• _Dataset rows_

****

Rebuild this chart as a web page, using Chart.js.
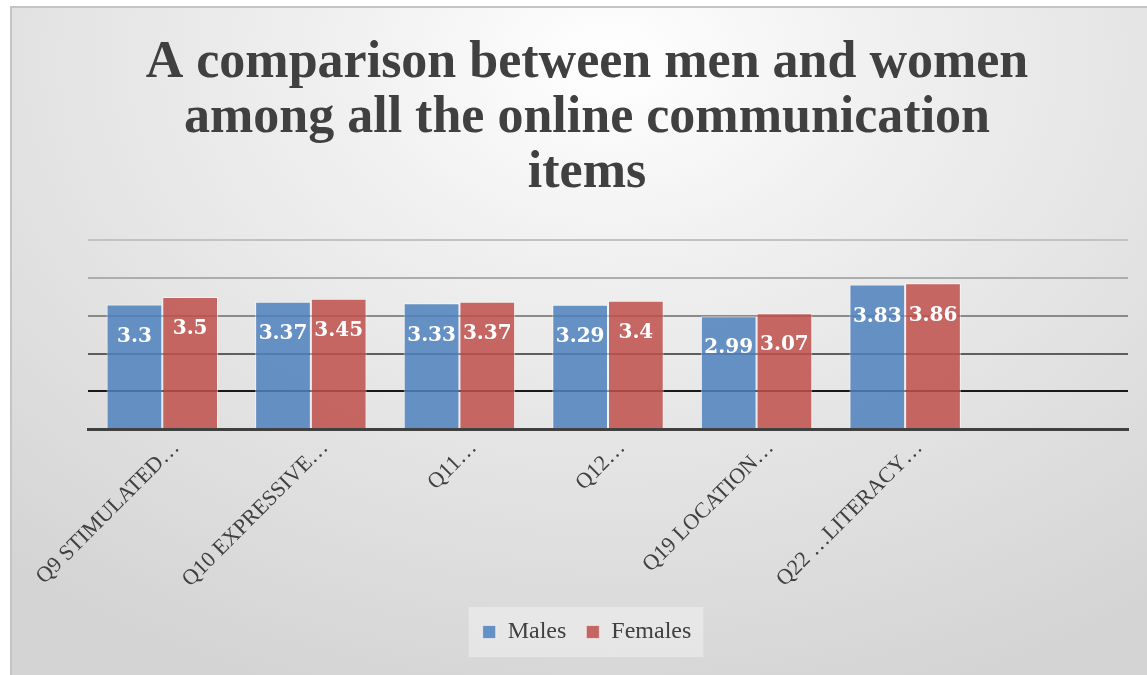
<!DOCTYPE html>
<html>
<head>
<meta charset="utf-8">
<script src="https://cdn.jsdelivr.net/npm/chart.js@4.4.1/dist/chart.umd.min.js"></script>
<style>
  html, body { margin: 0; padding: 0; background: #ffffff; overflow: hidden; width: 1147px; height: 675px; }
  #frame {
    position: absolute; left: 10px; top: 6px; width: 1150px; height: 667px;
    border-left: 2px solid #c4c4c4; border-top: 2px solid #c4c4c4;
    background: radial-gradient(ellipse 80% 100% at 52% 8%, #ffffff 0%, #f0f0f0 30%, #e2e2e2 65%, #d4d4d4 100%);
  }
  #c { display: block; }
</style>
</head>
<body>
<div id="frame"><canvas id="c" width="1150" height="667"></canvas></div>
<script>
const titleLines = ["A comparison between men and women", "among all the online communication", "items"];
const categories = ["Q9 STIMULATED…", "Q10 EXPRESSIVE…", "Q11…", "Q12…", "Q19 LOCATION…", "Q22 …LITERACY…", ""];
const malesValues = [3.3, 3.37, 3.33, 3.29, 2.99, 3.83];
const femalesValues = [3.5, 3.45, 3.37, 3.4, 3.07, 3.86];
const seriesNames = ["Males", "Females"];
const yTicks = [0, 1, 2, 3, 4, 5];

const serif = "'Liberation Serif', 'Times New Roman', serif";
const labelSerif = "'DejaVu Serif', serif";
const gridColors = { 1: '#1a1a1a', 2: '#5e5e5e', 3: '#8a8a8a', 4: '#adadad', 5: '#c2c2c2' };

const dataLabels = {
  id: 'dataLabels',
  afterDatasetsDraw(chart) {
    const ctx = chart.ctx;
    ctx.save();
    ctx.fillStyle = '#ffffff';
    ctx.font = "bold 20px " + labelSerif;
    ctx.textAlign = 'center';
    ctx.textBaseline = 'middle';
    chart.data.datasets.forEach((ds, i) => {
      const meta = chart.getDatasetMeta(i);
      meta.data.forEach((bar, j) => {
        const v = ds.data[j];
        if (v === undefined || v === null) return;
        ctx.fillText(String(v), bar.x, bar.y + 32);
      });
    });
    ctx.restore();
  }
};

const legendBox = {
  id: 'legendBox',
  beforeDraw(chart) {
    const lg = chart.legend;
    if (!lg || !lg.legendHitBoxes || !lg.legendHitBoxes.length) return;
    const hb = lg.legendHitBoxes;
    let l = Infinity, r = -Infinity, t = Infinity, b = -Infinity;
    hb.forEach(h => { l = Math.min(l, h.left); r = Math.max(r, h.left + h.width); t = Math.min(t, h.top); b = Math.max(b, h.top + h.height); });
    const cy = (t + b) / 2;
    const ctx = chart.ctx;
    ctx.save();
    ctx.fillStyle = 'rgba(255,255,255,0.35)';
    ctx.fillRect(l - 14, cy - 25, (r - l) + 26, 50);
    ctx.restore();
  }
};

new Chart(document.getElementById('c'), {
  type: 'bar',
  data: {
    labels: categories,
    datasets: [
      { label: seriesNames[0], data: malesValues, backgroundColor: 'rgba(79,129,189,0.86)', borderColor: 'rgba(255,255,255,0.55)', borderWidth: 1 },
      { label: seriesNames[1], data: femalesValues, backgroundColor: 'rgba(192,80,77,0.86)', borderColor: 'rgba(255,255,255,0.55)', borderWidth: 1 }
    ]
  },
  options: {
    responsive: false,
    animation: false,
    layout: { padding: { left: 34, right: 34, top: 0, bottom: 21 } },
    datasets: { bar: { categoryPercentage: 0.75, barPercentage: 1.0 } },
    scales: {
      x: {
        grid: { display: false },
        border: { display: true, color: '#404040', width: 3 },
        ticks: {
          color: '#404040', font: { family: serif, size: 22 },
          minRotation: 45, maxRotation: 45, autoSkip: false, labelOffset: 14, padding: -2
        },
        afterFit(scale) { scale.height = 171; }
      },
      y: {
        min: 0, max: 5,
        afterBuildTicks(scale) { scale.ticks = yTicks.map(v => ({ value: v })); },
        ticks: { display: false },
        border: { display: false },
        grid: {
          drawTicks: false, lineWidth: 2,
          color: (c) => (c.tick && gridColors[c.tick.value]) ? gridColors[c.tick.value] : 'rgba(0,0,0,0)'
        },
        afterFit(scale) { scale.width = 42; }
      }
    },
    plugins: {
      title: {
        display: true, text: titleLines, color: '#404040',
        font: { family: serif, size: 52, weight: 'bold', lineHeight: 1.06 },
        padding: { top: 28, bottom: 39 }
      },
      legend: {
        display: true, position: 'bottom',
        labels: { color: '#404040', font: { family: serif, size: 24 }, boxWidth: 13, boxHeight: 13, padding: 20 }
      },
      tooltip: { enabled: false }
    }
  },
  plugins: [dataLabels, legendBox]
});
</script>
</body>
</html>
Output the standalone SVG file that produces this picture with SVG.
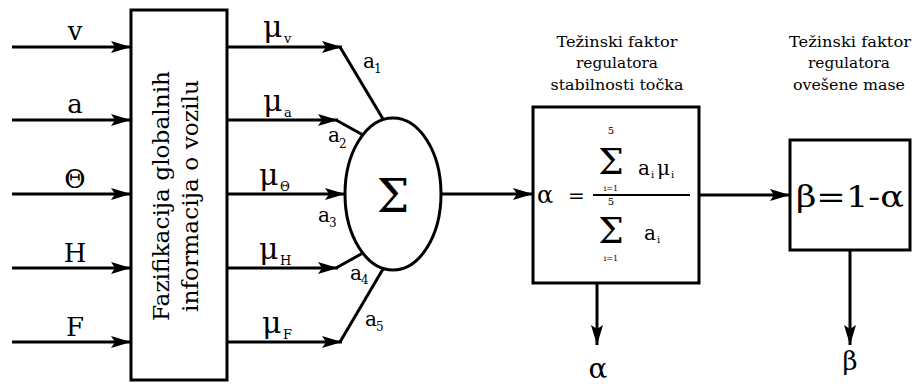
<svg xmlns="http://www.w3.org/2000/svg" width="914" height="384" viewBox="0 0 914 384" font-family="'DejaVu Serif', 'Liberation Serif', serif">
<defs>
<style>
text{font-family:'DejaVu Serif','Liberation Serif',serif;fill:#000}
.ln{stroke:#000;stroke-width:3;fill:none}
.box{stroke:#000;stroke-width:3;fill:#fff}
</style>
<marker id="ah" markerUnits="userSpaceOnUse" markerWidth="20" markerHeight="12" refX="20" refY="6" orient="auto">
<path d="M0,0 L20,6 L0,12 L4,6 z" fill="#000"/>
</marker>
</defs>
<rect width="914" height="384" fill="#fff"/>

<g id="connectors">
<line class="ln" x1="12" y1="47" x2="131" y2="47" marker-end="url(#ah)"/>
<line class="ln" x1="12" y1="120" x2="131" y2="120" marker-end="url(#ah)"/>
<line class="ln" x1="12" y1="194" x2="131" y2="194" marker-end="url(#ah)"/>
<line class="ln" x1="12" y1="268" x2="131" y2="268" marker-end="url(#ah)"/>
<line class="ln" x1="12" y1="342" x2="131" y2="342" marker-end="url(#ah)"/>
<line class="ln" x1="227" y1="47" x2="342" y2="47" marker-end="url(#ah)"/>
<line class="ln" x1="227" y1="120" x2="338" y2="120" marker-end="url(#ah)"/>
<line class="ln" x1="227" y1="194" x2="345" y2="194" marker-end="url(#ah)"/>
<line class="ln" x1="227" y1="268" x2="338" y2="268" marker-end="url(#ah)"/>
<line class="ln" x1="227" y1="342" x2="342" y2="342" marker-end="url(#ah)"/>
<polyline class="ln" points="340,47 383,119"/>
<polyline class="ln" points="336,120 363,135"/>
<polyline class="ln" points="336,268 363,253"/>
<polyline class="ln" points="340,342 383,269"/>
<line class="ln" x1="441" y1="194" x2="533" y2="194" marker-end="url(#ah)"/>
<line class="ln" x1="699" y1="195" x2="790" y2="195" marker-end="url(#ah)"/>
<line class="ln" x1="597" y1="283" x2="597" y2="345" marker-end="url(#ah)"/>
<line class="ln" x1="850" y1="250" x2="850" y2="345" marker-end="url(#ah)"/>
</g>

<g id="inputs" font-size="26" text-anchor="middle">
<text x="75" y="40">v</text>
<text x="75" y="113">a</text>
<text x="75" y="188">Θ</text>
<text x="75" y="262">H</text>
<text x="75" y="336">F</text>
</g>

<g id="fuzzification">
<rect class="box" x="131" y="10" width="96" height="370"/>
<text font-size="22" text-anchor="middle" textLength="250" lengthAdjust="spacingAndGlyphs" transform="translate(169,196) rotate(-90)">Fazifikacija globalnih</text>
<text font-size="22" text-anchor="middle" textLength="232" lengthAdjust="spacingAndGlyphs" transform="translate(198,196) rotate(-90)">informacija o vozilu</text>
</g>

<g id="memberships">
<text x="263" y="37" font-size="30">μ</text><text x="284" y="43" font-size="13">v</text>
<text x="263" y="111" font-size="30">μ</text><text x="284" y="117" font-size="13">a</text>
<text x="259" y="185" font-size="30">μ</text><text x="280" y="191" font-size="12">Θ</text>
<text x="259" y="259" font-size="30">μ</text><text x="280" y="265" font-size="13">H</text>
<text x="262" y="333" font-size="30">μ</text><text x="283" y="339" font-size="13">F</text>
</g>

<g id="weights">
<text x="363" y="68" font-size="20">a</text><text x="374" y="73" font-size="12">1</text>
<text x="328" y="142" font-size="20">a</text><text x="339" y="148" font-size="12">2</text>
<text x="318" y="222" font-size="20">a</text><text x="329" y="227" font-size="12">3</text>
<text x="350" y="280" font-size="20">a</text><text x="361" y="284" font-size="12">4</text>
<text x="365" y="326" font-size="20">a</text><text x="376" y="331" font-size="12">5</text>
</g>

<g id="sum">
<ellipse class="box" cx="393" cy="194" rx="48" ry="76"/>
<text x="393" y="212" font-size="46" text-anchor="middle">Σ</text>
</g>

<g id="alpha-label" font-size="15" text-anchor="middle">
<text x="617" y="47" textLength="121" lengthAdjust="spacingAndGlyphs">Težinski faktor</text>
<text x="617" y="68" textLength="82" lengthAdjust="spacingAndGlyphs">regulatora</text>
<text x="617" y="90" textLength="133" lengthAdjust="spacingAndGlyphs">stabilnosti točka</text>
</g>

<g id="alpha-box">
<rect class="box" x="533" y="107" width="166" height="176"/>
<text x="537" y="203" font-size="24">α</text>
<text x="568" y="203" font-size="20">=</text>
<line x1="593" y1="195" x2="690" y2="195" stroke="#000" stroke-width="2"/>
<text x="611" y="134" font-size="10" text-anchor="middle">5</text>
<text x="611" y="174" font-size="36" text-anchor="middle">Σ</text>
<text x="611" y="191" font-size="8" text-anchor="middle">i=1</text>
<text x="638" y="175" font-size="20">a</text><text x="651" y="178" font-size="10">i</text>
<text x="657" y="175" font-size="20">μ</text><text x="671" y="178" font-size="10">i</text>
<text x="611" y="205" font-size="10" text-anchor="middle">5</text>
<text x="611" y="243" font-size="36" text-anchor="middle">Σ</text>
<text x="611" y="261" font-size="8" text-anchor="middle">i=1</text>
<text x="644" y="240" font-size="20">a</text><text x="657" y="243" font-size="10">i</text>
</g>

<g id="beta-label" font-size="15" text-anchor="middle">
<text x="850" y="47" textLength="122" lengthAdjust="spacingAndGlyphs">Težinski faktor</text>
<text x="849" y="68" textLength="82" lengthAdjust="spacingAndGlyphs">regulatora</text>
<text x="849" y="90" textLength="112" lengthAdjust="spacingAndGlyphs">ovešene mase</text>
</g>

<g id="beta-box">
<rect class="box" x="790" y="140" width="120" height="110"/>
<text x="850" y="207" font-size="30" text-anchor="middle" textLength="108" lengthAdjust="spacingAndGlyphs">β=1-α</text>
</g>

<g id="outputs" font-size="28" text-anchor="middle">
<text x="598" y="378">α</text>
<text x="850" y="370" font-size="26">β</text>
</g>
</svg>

****

• _Task statement_
Transcribe exactly, with no pictures, the lines running from the first line of the material through the line holding "const yTicks = [0, 1, 2, 3, 4, 5];".

• _Expected output_
Rebuild this chart as a web page, using Chart.js.
<!DOCTYPE html>
<html>
<head>
<meta charset="utf-8">
<script src="https://cdn.jsdelivr.net/npm/chart.js@4.4.1/dist/chart.umd.min.js"></script>
<style>
  html, body { margin: 0; padding: 0; background: #ffffff; overflow: hidden; width: 1147px; height: 675px; }
  #frame {
    position: absolute; left: 10px; top: 6px; width: 1150px; height: 667px;
    border-left: 2px solid #c4c4c4; border-top: 2px solid #c4c4c4;
    background: radial-gradient(ellipse 80% 100% at 52% 8%, #ffffff 0%, #f0f0f0 30%, #e2e2e2 65%, #d4d4d4 100%);
  }
  #c { display: block; }
</style>
</head>
<body>
<div id="frame"><canvas id="c" width="1150" height="667"></canvas></div>
<script>
const titleLines = ["A comparison between men and women", "among all the online communication", "items"];
const categories = ["Q9 STIMULATED…", "Q10 EXPRESSIVE…", "Q11…", "Q12…", "Q19 LOCATION…", "Q22 …LITERACY…", ""];
const malesValues = [3.3, 3.37, 3.33, 3.29, 2.99, 3.83];
const femalesValues = [3.5, 3.45, 3.37, 3.4, 3.07, 3.86];
const seriesNames = ["Males", "Females"];
const yTicks = [0, 1, 2, 3, 4, 5];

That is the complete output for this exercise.